● **TASK**
Output the material below unchanged, apart from leaving out the pictures.

● **GIVEN INFORMATION**
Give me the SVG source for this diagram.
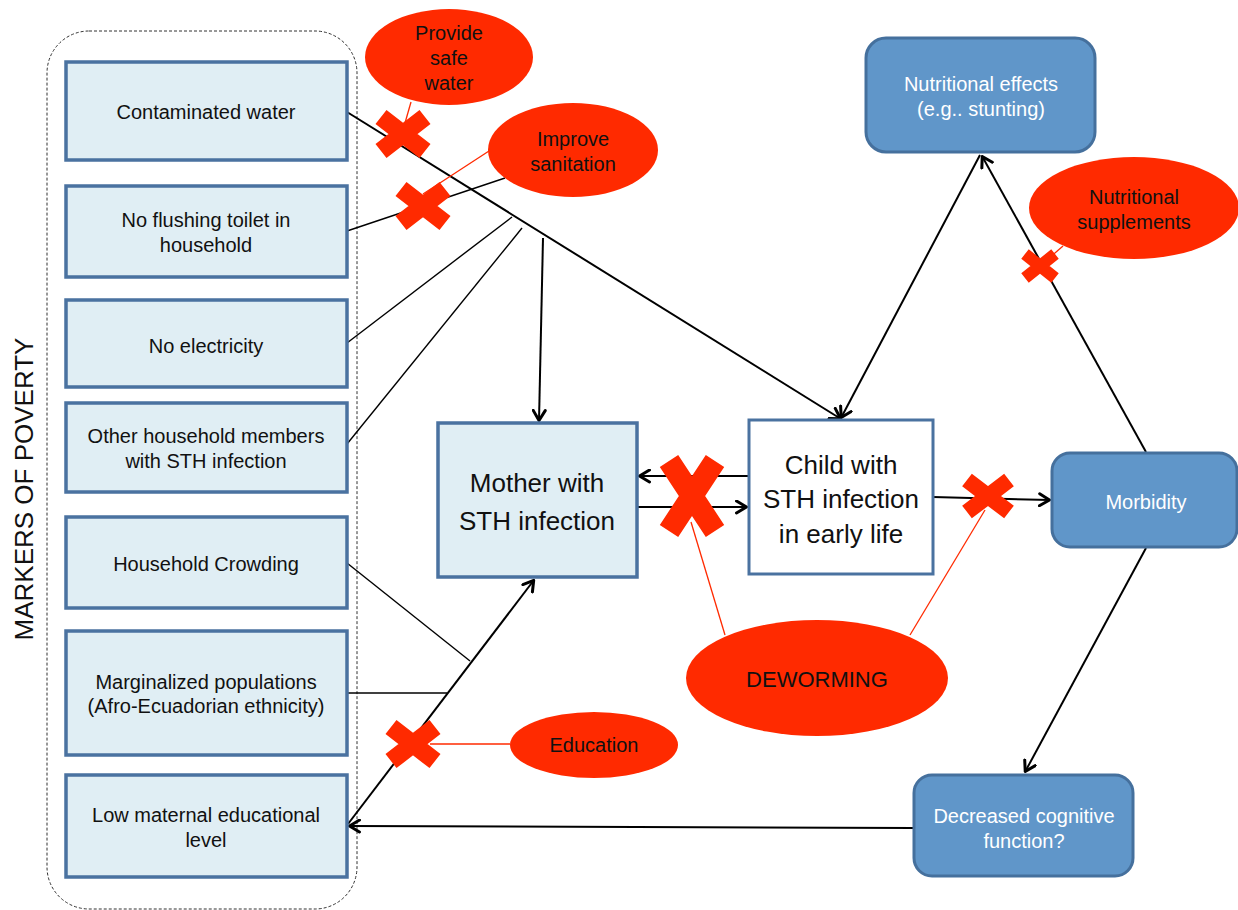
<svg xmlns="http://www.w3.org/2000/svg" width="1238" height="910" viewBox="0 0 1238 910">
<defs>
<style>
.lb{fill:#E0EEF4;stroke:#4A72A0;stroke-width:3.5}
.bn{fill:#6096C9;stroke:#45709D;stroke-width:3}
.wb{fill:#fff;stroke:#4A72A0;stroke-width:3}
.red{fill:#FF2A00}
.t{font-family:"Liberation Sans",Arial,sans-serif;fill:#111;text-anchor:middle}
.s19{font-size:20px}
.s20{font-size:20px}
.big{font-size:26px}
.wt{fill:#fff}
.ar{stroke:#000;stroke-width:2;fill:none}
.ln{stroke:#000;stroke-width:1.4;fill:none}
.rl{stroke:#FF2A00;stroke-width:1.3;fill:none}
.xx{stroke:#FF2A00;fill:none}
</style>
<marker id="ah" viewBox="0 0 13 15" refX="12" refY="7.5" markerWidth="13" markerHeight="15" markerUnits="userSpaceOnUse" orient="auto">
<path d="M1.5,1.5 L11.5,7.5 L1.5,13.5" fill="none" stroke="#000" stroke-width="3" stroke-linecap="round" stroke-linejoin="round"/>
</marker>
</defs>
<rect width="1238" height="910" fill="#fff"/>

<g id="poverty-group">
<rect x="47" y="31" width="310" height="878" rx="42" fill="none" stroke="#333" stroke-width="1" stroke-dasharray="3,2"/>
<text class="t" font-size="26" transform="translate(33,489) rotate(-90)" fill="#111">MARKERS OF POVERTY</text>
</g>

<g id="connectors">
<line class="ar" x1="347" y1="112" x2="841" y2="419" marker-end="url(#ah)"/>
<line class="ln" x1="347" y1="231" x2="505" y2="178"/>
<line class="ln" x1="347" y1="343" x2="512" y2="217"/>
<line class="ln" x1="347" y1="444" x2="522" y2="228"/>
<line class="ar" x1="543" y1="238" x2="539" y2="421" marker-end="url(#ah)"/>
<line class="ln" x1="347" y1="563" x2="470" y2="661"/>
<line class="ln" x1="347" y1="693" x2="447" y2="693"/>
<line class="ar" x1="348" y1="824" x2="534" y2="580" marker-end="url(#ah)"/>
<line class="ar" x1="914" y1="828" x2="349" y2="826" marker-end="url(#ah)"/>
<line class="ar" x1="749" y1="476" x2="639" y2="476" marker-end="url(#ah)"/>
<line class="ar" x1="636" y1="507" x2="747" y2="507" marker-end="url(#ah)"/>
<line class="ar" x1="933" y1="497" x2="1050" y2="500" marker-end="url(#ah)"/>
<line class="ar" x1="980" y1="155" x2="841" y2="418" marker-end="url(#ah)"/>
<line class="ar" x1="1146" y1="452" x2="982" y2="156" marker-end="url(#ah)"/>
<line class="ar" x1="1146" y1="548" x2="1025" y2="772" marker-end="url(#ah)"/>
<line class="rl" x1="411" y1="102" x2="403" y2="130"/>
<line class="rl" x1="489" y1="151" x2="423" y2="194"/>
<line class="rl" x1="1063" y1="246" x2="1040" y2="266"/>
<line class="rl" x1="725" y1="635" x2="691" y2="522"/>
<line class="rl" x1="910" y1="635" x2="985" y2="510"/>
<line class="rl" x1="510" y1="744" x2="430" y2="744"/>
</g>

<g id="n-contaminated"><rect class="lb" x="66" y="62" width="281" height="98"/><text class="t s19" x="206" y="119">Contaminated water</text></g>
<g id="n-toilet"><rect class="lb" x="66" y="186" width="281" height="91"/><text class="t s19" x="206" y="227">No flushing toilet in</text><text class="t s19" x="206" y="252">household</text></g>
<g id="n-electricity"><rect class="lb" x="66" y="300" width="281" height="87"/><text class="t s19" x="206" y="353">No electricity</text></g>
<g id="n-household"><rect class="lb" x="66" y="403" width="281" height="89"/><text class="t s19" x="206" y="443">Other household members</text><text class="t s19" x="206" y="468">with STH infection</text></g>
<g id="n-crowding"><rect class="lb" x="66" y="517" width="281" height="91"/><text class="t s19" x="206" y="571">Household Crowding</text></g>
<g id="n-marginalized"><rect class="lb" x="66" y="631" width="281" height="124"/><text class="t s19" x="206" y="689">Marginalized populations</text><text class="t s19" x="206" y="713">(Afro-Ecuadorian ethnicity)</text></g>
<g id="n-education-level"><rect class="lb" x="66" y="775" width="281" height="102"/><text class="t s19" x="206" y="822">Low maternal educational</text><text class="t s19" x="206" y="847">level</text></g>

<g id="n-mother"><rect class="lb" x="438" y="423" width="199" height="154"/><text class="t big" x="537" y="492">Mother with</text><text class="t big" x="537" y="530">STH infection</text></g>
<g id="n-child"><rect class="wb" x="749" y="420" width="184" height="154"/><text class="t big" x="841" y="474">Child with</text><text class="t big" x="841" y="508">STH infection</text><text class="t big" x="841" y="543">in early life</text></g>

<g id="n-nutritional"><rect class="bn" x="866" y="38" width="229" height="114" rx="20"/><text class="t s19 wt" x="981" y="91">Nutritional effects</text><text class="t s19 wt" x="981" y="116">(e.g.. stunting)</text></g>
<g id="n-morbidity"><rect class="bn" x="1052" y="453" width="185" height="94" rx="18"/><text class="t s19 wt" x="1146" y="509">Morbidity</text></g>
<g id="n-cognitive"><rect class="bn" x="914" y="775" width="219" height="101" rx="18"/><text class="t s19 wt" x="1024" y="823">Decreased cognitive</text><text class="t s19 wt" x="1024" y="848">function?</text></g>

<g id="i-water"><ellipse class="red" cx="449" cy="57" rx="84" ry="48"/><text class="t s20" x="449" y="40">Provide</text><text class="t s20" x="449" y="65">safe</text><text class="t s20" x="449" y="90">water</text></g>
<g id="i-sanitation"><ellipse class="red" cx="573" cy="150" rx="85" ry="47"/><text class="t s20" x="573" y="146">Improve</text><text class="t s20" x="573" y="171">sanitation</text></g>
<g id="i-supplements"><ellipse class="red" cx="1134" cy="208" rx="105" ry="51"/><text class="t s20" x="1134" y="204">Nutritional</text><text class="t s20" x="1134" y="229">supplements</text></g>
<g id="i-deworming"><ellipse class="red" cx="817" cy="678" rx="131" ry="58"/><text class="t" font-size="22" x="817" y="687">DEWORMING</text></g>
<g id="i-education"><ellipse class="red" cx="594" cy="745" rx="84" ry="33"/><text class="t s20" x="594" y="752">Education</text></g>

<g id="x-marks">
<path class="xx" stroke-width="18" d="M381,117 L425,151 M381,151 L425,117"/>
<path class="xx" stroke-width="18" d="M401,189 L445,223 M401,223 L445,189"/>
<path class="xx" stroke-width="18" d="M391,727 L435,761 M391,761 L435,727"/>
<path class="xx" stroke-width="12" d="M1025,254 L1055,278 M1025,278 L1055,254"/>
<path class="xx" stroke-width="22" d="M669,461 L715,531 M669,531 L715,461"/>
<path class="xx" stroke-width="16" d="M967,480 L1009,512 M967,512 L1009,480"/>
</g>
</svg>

● **RESPONSE TO THIS TASK**
Give me the SVG source for this diagram.
<svg xmlns="http://www.w3.org/2000/svg" width="1238" height="910" viewBox="0 0 1238 910">
<defs>
<style>
.lb{fill:#E0EEF4;stroke:#4A72A0;stroke-width:3.5}
.bn{fill:#6096C9;stroke:#45709D;stroke-width:3}
.wb{fill:#fff;stroke:#4A72A0;stroke-width:3}
.red{fill:#FF2A00}
.t{font-family:"Liberation Sans",Arial,sans-serif;fill:#111;text-anchor:middle}
.s19{font-size:20px}
.s20{font-size:20px}
.big{font-size:26px}
.wt{fill:#fff}
.ar{stroke:#000;stroke-width:2;fill:none}
.ln{stroke:#000;stroke-width:1.4;fill:none}
.rl{stroke:#FF2A00;stroke-width:1.3;fill:none}
.xx{stroke:#FF2A00;fill:none}
</style>
<marker id="ah" viewBox="0 0 13 15" refX="12" refY="7.5" markerWidth="13" markerHeight="15" markerUnits="userSpaceOnUse" orient="auto">
<path d="M1.5,1.5 L11.5,7.5 L1.5,13.5" fill="none" stroke="#000" stroke-width="3" stroke-linecap="round" stroke-linejoin="round"/>
</marker>
</defs>
<rect width="1238" height="910" fill="#fff"/>

<g id="poverty-group">
<rect x="47" y="31" width="310" height="878" rx="42" fill="none" stroke="#333" stroke-width="1" stroke-dasharray="3,2"/>
<text class="t" font-size="26" transform="translate(33,489) rotate(-90)" fill="#111">MARKERS OF POVERTY</text>
</g>

<g id="connectors">
<line class="ar" x1="347" y1="112" x2="841" y2="419" marker-end="url(#ah)"/>
<line class="ln" x1="347" y1="231" x2="505" y2="178"/>
<line class="ln" x1="347" y1="343" x2="512" y2="217"/>
<line class="ln" x1="347" y1="444" x2="522" y2="228"/>
<line class="ar" x1="543" y1="238" x2="539" y2="421" marker-end="url(#ah)"/>
<line class="ln" x1="347" y1="563" x2="470" y2="661"/>
<line class="ln" x1="347" y1="693" x2="447" y2="693"/>
<line class="ar" x1="348" y1="824" x2="534" y2="580" marker-end="url(#ah)"/>
<line class="ar" x1="914" y1="828" x2="349" y2="826" marker-end="url(#ah)"/>
<line class="ar" x1="749" y1="476" x2="639" y2="476" marker-end="url(#ah)"/>
<line class="ar" x1="636" y1="507" x2="747" y2="507" marker-end="url(#ah)"/>
<line class="ar" x1="933" y1="497" x2="1050" y2="500" marker-end="url(#ah)"/>
<line class="ar" x1="980" y1="155" x2="841" y2="418" marker-end="url(#ah)"/>
<line class="ar" x1="1146" y1="452" x2="982" y2="156" marker-end="url(#ah)"/>
<line class="ar" x1="1146" y1="548" x2="1025" y2="772" marker-end="url(#ah)"/>
<line class="rl" x1="411" y1="102" x2="403" y2="130"/>
<line class="rl" x1="489" y1="151" x2="423" y2="194"/>
<line class="rl" x1="1063" y1="246" x2="1040" y2="266"/>
<line class="rl" x1="725" y1="635" x2="691" y2="522"/>
<line class="rl" x1="910" y1="635" x2="985" y2="510"/>
<line class="rl" x1="510" y1="744" x2="430" y2="744"/>
</g>

<g id="n-contaminated"><rect class="lb" x="66" y="62" width="281" height="98"/><text class="t s19" x="206" y="119">Contaminated water</text></g>
<g id="n-toilet"><rect class="lb" x="66" y="186" width="281" height="91"/><text class="t s19" x="206" y="227">No flushing toilet in</text><text class="t s19" x="206" y="252">household</text></g>
<g id="n-electricity"><rect class="lb" x="66" y="300" width="281" height="87"/><text class="t s19" x="206" y="353">No electricity</text></g>
<g id="n-household"><rect class="lb" x="66" y="403" width="281" height="89"/><text class="t s19" x="206" y="443">Other household members</text><text class="t s19" x="206" y="468">with STH infection</text></g>
<g id="n-crowding"><rect class="lb" x="66" y="517" width="281" height="91"/><text class="t s19" x="206" y="571">Household Crowding</text></g>
<g id="n-marginalized"><rect class="lb" x="66" y="631" width="281" height="124"/><text class="t s19" x="206" y="689">Marginalized populations</text><text class="t s19" x="206" y="713">(Afro-Ecuadorian ethnicity)</text></g>
<g id="n-education-level"><rect class="lb" x="66" y="775" width="281" height="102"/><text class="t s19" x="206" y="822">Low maternal educational</text><text class="t s19" x="206" y="847">level</text></g>

<g id="n-mother"><rect class="lb" x="438" y="423" width="199" height="154"/><text class="t big" x="537" y="492">Mother with</text><text class="t big" x="537" y="530">STH infection</text></g>
<g id="n-child"><rect class="wb" x="749" y="420" width="184" height="154"/><text class="t big" x="841" y="474">Child with</text><text class="t big" x="841" y="508">STH infection</text><text class="t big" x="841" y="543">in early life</text></g>

<g id="n-nutritional"><rect class="bn" x="866" y="38" width="229" height="114" rx="20"/><text class="t s19 wt" x="981" y="91">Nutritional effects</text><text class="t s19 wt" x="981" y="116">(e.g.. stunting)</text></g>
<g id="n-morbidity"><rect class="bn" x="1052" y="453" width="185" height="94" rx="18"/><text class="t s19 wt" x="1146" y="509">Morbidity</text></g>
<g id="n-cognitive"><rect class="bn" x="914" y="775" width="219" height="101" rx="18"/><text class="t s19 wt" x="1024" y="823">Decreased cognitive</text><text class="t s19 wt" x="1024" y="848">function?</text></g>

<g id="i-water"><ellipse class="red" cx="449" cy="57" rx="84" ry="48"/><text class="t s20" x="449" y="40">Provide</text><text class="t s20" x="449" y="65">safe</text><text class="t s20" x="449" y="90">water</text></g>
<g id="i-sanitation"><ellipse class="red" cx="573" cy="150" rx="85" ry="47"/><text class="t s20" x="573" y="146">Improve</text><text class="t s20" x="573" y="171">sanitation</text></g>
<g id="i-supplements"><ellipse class="red" cx="1134" cy="208" rx="105" ry="51"/><text class="t s20" x="1134" y="204">Nutritional</text><text class="t s20" x="1134" y="229">supplements</text></g>
<g id="i-deworming"><ellipse class="red" cx="817" cy="678" rx="131" ry="58"/><text class="t" font-size="22" x="817" y="687">DEWORMING</text></g>
<g id="i-education"><ellipse class="red" cx="594" cy="745" rx="84" ry="33"/><text class="t s20" x="594" y="752">Education</text></g>

<g id="x-marks">
<path class="xx" stroke-width="18" d="M381,117 L425,151 M381,151 L425,117"/>
<path class="xx" stroke-width="18" d="M401,189 L445,223 M401,223 L445,189"/>
<path class="xx" stroke-width="18" d="M391,727 L435,761 M391,761 L435,727"/>
<path class="xx" stroke-width="12" d="M1025,254 L1055,278 M1025,278 L1055,254"/>
<path class="xx" stroke-width="22" d="M669,461 L715,531 M669,531 L715,461"/>
<path class="xx" stroke-width="16" d="M967,480 L1009,512 M967,512 L1009,480"/>
</g>
</svg>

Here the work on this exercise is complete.